10 May 2026 · CurveBlock · Context: DLUHC
Building Safety Reforms and Retrofitting Obligations: What Property Investors Should Factor In

The Building Safety Act and associated regulatory reforms shifted duties onto owners and responsible persons for higher‑risk residential buildings. While these reforms target complex safety regimes for tall and multi‑occupied blocks, their practical effect is broader: building owners now face clearer obligations to identify defects, fund remediation and maintain enhanced records and safety cases. These duties can translate into capital expenditure, increased operating costs and tighter governance expectations for fund managers and owner‑operators.

From an investor perspective, two operational issues matter. First, allocation of remediation cost and legal liability between freeholders, leaseholders and managing agents frequently depends on lease terms and statutory rules; clarity in legal title and contractual arrangements is therefore central to risk assessment. Second, funds holding multi‑unit assets must disclose remediation exposure and have governance processes to manage projects, including contingency reserves and clear escalation paths for safety compliance.

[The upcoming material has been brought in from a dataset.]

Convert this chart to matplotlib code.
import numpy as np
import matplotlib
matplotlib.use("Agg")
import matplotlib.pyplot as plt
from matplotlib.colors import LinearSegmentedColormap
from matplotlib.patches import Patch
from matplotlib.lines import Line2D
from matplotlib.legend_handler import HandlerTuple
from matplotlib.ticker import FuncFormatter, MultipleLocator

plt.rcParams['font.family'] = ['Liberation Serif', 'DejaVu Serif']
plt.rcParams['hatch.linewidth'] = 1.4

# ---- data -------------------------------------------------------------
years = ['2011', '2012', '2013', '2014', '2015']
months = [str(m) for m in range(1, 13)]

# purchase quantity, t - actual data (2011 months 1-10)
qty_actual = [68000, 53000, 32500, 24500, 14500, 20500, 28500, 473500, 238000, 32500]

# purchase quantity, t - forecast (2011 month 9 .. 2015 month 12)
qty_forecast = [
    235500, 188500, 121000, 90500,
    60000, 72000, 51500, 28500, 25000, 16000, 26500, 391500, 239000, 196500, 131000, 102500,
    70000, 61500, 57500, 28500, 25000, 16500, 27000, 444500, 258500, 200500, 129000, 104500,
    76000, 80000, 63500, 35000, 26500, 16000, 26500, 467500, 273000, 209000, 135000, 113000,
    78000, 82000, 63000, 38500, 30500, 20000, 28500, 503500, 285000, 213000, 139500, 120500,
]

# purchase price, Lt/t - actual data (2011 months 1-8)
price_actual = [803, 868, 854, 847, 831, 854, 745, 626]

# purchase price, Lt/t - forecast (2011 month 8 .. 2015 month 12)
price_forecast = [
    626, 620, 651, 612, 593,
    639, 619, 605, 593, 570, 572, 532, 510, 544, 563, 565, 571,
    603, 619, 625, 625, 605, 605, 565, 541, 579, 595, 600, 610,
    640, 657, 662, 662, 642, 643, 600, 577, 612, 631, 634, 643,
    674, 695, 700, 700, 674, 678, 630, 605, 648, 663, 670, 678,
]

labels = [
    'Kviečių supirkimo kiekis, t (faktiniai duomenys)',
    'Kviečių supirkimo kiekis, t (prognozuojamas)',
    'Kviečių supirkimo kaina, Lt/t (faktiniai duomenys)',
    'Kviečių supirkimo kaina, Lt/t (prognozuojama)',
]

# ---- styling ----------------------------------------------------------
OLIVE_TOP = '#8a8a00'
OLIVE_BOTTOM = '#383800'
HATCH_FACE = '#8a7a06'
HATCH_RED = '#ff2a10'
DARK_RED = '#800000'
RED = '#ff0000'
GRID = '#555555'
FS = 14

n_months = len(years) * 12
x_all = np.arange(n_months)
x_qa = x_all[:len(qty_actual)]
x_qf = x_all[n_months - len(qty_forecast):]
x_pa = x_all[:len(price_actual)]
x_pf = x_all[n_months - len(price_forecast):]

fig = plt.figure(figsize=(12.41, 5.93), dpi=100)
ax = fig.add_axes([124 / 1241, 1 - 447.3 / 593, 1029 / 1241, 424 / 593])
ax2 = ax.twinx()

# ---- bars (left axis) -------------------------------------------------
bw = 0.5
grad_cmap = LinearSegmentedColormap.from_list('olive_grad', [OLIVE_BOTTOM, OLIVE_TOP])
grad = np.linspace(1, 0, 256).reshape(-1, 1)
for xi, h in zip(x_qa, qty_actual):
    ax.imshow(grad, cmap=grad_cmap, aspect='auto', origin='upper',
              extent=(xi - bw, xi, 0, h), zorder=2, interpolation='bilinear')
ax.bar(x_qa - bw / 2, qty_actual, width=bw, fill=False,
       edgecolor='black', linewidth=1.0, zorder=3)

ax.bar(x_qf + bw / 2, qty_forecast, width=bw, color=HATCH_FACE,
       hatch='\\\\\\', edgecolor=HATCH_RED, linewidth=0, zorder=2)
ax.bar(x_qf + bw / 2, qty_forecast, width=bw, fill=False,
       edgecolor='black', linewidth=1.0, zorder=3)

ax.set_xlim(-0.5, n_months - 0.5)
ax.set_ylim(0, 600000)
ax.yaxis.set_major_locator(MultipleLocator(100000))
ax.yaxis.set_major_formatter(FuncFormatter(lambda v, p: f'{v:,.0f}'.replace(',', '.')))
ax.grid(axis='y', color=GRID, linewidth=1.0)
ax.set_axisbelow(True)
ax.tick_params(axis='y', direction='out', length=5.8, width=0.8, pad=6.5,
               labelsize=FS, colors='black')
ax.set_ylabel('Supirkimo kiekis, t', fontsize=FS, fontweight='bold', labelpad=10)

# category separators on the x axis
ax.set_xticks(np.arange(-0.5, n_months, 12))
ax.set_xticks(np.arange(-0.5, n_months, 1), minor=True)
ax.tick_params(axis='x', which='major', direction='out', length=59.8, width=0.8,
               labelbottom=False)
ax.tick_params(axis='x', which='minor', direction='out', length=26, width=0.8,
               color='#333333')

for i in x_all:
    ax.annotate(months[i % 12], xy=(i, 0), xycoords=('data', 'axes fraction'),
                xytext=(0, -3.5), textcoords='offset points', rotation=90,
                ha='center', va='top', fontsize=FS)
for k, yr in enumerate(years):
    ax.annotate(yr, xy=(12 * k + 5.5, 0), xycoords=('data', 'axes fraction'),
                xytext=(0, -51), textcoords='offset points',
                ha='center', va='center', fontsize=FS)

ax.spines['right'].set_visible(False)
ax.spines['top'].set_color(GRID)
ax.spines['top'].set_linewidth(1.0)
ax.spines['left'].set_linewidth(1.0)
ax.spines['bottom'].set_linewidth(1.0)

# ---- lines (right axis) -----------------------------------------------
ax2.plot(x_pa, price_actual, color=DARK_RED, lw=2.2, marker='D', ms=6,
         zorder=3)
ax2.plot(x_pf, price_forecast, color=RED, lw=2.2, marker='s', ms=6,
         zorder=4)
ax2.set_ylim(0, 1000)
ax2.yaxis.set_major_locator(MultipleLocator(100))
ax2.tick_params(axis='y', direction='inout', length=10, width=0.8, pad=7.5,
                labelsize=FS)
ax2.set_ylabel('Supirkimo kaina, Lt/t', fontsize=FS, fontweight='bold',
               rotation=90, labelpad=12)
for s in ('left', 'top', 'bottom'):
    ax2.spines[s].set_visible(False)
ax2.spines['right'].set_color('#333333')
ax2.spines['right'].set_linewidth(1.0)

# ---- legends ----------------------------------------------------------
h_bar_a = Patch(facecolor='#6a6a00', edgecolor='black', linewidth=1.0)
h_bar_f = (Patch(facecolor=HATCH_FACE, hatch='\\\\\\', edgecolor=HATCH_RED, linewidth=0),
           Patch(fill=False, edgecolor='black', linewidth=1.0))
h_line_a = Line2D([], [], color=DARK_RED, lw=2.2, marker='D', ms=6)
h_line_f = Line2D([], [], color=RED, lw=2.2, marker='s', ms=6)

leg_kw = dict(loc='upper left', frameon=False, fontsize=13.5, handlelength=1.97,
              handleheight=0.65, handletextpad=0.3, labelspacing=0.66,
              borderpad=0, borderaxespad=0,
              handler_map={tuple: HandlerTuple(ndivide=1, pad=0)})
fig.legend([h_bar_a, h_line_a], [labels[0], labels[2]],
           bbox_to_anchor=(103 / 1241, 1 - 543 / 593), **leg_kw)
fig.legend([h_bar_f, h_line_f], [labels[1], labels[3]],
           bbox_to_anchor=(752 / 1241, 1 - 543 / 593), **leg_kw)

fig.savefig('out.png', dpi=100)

For fractional investors, these structural changes underscore the value of explicit disclosure, independent technical due diligence and robust fund governance. Platforms and issuers should be expected to document building safety assessments, funding plans and timeline sensitivities so that fractional holders can assess how remediation risk affects income and capital preservation. While retrofits and remediation can reduce near‑term cash flow, properly managed programmes may also protect asset value and rental demand over the longer term.

In the context of widening retail access, fractional digital share models can broaden who participates in property ownership, but they also require transparent allocation of building safety risk and clear reporting so everyday savers understand prospective obligations and protections.